Taking the Stress Out of Healthcare Part 3 Supporting Purposeful Wellness Breaks

Taking the Stress Out of Healthcare Part 3 Supporting Purposeful Wellness Breaks

by James Porter December 15, 2022

I recently attended a conference in Baltimore sponsored by Planetree, an organization focused on promoting “patient-centered care” where I learned that if you want to achieve this objective you have to take care of the care-giver first.

Thus, it was no surprise to find a breakout session there entitled:  Supporting Purposeful Wellness Breaks. What is a purposeful wellness break I wondered and how do you support one? As I found out later, many nurses are so conscientious they don’t want to leave the care of their patients to other nurses on the same floor who have their own patients to look after. They need to know someone is going to be looking after their patients specifically while they’re on break.
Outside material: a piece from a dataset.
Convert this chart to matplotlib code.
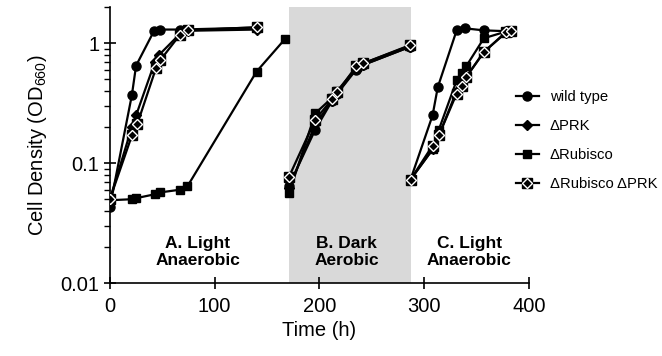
import matplotlib
matplotlib.use('agg')
import matplotlib.pyplot as plt
from matplotlib.lines import Line2D
from matplotlib.legend_handler import HandlerTuple
from matplotlib.ticker import NullFormatter, LogLocator

plt.rcParams['font.family'] = ['Liberation Sans', 'DejaVu Sans']

# phase A: light anaerobic
wt_t_a = [0, 21, 25, 42, 48, 67, 140]
wt_od_a = [0.043, 0.37, 0.65, 1.26, 1.30, 1.30, 1.35]
prk_t_a = [0, 21, 25, 43, 47, 67, 75, 140]
prk_od_a = [0.050, 0.20, 0.25, 0.70, 0.80, 1.20, 1.27, 1.30]
rub_t_a = [0, 21, 25, 43, 48, 67, 74, 140, 167]
rub_od_a = [0.049, 0.050, 0.051, 0.055, 0.057, 0.060, 0.064, 0.58, 1.08]
dbl_t_a = [0, 21, 26, 44, 48, 67, 75, 140]
dbl_od_a = [0.050, 0.17, 0.21, 0.62, 0.72, 1.18, 1.28, 1.36]

# phase B: dark aerobic
t_b = [171, 196, 212, 217, 235, 242, 286]
wt_od_b = [0.065, 0.19, 0.33, 0.38, 0.60, 0.66, 0.93]
prk_od_b = [0.062, 0.21, 0.33, 0.38, 0.62, 0.66, 0.93]
rub_od_b = [0.056, 0.26, 0.35, 0.40, 0.62, 0.68, 0.95]
dbl_od_b = [0.077, 0.23, 0.34, 0.39, 0.64, 0.68, 0.96]

# phase C: light anaerobic
wt_t_c = [287, 308, 313, 331, 339, 357, 378, 383]
wt_od_c = [0.073, 0.25, 0.43, 1.28, 1.33, 1.28, 1.26, 1.26]
t_c = [287, 308, 314, 331, 336, 340, 357, 378, 383]
prk_od_c = [0.073, 0.13, 0.17, 0.40, 0.46, 0.52, 0.85, 1.22, 1.25]
rub_od_c = [0.073, 0.13, 0.19, 0.49, 0.56, 0.64, 1.10, 1.25, 1.27]
dbl_od_c = [0.073, 0.14, 0.17, 0.38, 0.44, 0.52, 0.84, 1.24, 1.26]

phases = [(171, 287)]
labels = ['wild type', '\u0394PRK', '\u0394Rubisco', '\u0394Rubisco \u0394PRK']

fig = plt.figure(figsize=(6.62, 3.56), dpi=100)
ax = fig.add_axes([0.166, 0.205, 0.633, 0.775])

for x0, x1 in phases:
    ax.axvspan(x0, x1, color='#d9d9d9', lw=0, zorder=0)

lw = 1.6
for tt, yy in [(wt_t_a, wt_od_a), (wt_t_c, wt_od_c), (t_b, wt_od_b)]:
    ax.plot(tt, yy, '-o', color='black', lw=lw, ms=6.5, zorder=3)
for tt, yy in [(prk_t_a, prk_od_a), (t_b, prk_od_b), (t_c, prk_od_c)]:
    ax.plot(tt, yy, '-D', color='black', lw=lw, ms=5.5, zorder=3)
for tt, yy in [(rub_t_a, rub_od_a), (t_b, rub_od_b), (t_c, rub_od_c)]:
    ax.plot(tt, yy, '-s', color='black', lw=lw, ms=6, zorder=3)
for tt, yy in [(dbl_t_a, dbl_od_a), (t_b, dbl_od_b), (t_c, dbl_od_c)]:
    ax.plot(tt, yy, '-s', color='black', lw=lw, ms=6.5, zorder=4)
    ax.plot(tt, yy, 'D', mfc='black', mec='white', mew=1.0, ms=5.5, zorder=5)

ax.set_yscale('log')
ax.set_xlim(0, 400)
ax.set_ylim(0.01, 2)
ax.set_xticks([0, 100, 200, 300, 400])
ax.set_yticks([0.01, 0.1, 1])
ax.set_yticklabels(['0.01', '0.1', '1'])
ax.yaxis.set_minor_locator(LogLocator(base=10, subs=range(2, 10)))
ax.yaxis.set_minor_formatter(NullFormatter())
ax.tick_params(axis='x', direction='inout', length=8, width=1.2, labelsize=14.5, pad=6)
ax.tick_params(axis='y', which='major', direction='inout', length=8, width=1.2, labelsize=14.5)
ax.tick_params(axis='y', which='minor', direction='out', length=4, width=1.0)
for s in ['top', 'right']:
    ax.spines[s].set_visible(False)
for s in ['left', 'bottom']:
    ax.spines[s].set_linewidth(1.2)
ax.set_xlabel('Time (h)', fontsize=14.5, labelpad=4)
ax.set_ylabel(r'Cell Density (OD$_{\mathregular{660}}$)', fontsize=14.5, labelpad=8)

txt = dict(ha='center', va='center', fontsize=12.5, fontweight='bold', linespacing=1.2)
ax.text(84, 0.0181, 'A. Light\nAnaerobic', **txt)
ax.text(226, 0.0181, 'B. Dark\nAerobic', **txt)
ax.text(343, 0.0181, 'C. Light\nAnaerobic', **txt)

h_wt = Line2D([], [], color='black', lw=lw, marker='o', ms=6.5)
h_prk = Line2D([], [], color='black', lw=lw, marker='D', ms=5.5)
h_rub = Line2D([], [], color='black', lw=lw, marker='s', ms=6)
h_dbl = (Line2D([], [], color='black', lw=lw, marker='s', ms=6.5),
         Line2D([], [], ls='none', marker='D', mfc='black', mec='white', mew=1.0, ms=5.5))
fig.legend([h_wt, h_prk, h_rub, h_dbl], labels, loc='upper left',
           bbox_to_anchor=(0.779, 0.746), frameon=False, fontsize=10.7,
           handlelength=1.55, handletextpad=0.75, labelspacing=1.0,
           borderpad=0, borderaxespad=0,
           handler_map={tuple: HandlerTuple(ndivide=1, pad=0)})

fig.savefig('out.png', dpi=100)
During Covid, it was possible for a patient could die while you were on a break. So even though Nurses were working 10 and 12 hour shifts, they weren’t taking much needed breaks.
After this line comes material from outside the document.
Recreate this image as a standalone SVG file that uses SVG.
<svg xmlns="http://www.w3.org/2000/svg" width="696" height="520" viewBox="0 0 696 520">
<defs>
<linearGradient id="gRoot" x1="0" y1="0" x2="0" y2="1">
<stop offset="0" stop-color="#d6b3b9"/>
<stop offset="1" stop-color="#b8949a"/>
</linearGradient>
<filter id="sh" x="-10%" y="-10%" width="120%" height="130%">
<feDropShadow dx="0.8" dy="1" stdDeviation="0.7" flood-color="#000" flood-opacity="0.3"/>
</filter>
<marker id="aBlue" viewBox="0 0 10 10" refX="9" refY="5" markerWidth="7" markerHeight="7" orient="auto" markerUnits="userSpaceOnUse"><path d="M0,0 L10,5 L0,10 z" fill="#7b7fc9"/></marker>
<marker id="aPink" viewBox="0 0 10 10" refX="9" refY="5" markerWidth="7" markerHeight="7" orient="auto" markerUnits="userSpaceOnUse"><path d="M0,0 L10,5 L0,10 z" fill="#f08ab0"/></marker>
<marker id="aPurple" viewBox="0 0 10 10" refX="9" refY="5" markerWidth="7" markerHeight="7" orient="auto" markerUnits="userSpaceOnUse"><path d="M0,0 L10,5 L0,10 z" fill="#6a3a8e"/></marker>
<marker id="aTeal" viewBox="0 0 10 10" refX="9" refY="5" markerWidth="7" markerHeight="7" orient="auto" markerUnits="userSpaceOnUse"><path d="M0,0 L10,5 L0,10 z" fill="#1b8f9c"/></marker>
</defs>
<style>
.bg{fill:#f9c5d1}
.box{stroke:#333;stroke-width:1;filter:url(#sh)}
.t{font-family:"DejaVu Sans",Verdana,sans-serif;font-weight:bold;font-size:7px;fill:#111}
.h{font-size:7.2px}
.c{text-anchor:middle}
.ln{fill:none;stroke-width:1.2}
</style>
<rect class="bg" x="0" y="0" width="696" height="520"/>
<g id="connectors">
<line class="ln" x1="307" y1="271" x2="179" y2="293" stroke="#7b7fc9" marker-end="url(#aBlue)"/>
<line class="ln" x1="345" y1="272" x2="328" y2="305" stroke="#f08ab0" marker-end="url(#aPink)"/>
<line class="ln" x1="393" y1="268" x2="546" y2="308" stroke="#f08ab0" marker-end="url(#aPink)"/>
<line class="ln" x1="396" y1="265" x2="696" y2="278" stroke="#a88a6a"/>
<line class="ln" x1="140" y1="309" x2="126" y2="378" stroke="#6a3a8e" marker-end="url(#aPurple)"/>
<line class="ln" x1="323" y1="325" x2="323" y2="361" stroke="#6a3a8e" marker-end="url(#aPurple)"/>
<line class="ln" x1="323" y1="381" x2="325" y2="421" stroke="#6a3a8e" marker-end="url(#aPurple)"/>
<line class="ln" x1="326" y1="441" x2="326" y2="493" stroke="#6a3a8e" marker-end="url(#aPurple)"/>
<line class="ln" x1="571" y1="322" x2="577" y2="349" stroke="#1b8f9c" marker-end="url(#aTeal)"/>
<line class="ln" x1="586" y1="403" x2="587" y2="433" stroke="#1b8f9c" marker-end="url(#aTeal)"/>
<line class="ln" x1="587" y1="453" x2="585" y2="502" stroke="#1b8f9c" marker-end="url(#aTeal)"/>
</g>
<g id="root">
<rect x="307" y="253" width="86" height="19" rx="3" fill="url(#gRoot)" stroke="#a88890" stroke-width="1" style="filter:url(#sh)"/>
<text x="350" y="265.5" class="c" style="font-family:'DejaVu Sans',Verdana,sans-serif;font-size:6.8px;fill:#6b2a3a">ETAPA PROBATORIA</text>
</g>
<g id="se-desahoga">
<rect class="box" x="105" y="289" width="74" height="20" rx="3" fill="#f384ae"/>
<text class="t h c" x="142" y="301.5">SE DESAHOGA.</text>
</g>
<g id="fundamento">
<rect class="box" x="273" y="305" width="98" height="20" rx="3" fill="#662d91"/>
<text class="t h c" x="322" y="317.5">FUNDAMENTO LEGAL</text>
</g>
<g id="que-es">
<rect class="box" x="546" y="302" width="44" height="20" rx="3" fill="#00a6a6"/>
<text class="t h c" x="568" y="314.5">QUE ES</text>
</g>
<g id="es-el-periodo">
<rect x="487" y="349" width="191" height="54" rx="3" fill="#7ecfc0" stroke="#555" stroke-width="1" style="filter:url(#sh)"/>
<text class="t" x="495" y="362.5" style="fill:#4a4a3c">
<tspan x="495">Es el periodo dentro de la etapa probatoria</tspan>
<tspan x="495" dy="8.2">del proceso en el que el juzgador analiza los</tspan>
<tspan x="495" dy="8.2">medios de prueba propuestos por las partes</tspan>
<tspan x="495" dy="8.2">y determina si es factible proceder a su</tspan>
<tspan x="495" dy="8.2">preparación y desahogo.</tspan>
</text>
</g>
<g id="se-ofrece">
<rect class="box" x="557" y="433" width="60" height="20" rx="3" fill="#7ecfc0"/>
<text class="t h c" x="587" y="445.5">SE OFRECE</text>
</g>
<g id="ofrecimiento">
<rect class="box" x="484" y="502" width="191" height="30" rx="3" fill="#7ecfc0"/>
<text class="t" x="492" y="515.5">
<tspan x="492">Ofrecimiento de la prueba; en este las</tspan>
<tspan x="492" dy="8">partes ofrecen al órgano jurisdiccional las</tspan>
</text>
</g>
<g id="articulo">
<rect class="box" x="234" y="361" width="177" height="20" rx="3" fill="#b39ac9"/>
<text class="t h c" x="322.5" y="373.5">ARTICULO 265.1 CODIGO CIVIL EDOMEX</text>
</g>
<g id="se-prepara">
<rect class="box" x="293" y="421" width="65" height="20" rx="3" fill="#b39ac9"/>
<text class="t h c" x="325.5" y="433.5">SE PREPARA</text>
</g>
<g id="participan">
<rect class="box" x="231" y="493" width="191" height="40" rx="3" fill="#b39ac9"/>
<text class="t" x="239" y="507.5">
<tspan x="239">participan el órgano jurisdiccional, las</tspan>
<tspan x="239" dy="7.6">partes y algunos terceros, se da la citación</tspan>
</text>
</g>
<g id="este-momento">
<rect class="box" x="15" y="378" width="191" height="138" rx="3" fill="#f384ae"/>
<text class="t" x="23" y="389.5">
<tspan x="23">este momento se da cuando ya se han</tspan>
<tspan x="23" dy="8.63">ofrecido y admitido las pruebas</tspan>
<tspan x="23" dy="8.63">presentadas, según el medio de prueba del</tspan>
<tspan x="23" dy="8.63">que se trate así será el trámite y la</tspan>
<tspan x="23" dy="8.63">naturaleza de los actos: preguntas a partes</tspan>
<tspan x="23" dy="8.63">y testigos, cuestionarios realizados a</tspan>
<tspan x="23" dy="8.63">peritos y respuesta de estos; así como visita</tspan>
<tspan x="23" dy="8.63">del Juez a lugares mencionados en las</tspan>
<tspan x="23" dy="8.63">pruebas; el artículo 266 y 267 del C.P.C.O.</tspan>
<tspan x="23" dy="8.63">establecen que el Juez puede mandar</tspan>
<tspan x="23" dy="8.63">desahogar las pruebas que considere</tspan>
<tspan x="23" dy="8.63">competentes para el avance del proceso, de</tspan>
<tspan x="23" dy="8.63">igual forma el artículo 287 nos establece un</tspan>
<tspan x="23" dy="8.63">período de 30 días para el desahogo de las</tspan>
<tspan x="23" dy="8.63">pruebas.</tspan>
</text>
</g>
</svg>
So, the nurse managers putting in this hospital decided to start a program to actually train nurses to take over for other nurses during their breaks. Once the Wellness Break Nurses were put in place, according to surveys conducted at the time, the overwhelming majority of those polled strongly agreed that:

  1. They were able to take their ENTIRE break without interruption.
  2. When they returned from the break, their patients were either better or had experienced no change.
  3. If this structure was provided, they were “extremely likely” to take wellness breaks in the future.
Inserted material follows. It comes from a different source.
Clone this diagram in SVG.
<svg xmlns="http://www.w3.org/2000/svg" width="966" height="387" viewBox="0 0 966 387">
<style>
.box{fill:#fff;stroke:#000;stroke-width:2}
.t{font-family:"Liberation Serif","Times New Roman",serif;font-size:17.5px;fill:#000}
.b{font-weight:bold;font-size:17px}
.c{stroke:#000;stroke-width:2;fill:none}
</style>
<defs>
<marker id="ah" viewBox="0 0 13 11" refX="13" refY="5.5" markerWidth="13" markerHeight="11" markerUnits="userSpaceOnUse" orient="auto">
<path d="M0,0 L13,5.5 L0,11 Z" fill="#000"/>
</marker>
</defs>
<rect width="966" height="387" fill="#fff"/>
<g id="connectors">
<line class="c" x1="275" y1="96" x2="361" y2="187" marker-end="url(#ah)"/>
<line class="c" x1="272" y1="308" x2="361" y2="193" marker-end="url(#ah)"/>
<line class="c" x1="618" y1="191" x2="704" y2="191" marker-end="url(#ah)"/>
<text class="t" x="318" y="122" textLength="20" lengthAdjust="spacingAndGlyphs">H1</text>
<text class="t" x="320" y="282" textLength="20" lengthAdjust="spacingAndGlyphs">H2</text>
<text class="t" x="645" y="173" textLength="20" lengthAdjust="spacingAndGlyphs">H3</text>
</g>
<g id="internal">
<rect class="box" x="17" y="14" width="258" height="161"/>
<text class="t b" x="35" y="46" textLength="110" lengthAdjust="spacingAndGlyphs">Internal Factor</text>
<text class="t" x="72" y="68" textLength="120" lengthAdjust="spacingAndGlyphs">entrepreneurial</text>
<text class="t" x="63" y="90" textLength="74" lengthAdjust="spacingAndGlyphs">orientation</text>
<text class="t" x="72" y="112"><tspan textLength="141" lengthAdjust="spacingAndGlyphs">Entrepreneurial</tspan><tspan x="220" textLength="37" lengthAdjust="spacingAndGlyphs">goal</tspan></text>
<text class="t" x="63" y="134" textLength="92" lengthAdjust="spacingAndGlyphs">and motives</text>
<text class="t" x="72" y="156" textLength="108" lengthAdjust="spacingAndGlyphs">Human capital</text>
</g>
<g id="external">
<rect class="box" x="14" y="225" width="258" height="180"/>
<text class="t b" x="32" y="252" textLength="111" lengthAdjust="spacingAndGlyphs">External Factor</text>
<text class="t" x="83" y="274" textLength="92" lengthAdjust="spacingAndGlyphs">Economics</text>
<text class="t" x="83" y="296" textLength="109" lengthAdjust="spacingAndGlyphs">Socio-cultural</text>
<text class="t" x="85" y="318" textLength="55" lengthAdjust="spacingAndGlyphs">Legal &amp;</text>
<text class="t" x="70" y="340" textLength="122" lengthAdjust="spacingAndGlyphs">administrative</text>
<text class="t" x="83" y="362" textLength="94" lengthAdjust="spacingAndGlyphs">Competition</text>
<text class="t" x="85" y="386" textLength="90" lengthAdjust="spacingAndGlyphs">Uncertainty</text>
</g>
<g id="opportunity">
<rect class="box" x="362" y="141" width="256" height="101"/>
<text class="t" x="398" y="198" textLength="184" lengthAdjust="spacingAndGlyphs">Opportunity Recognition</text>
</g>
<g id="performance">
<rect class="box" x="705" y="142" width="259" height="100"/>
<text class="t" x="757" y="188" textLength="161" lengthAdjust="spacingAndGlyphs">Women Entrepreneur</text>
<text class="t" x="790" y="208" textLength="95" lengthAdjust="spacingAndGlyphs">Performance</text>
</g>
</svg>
This simple program speaks to the tremendous need to provide support not only for wellness, but for utilizing wellness resources also! You must realize there’s an important difference between the two. I see this happening with our mental well-being web-portal,  MY STRESS TOOLS where it’s not enough to simply provide this service, management needs to say its OK to utilize the service during work or during specific times of the day. This way we recognize as a culture the dramatic difference between the roll-out of a new program and actually utilizing it.

This very problem can occur in organizations totally committed to promoting wellness. I remember talking to a wellness director at a mid-sized corporation years ago, who had won the American Psychological Association’s “The Psychologically Healthy Workplace Award” which focused on a company’s efforts to create a top-notch program for promoting mental-well-being within the workplace.

She would occasionally complain, that even with her award-winning program in place, there were entire departments within her organization that were highly stressed. As she explained: “If a department manager works through lunch, works late, and doesn’t use our wellness facilities, chances are, the employees working under that manager, aren’t going to take advantage of these services either.”

That’s why a program as simple as training nurses to be “wellness-break nurses” is sorely needed! As this simple intervention shows, by training nurses to take over during breaks your managers will be: modeling healthy behavior (It’s necessary to take breaks) and building in supports to be able to engage in this behavior, which is crucial to creating mental well-being in any organization.

Remember the difference between simply offering up a perk (like a break, or a mental well-being app or even an onsite fitness facility) and fully endorsing the utilization of such facilities. If you truly desire a healthy workplace culture, you can’t have one without the other.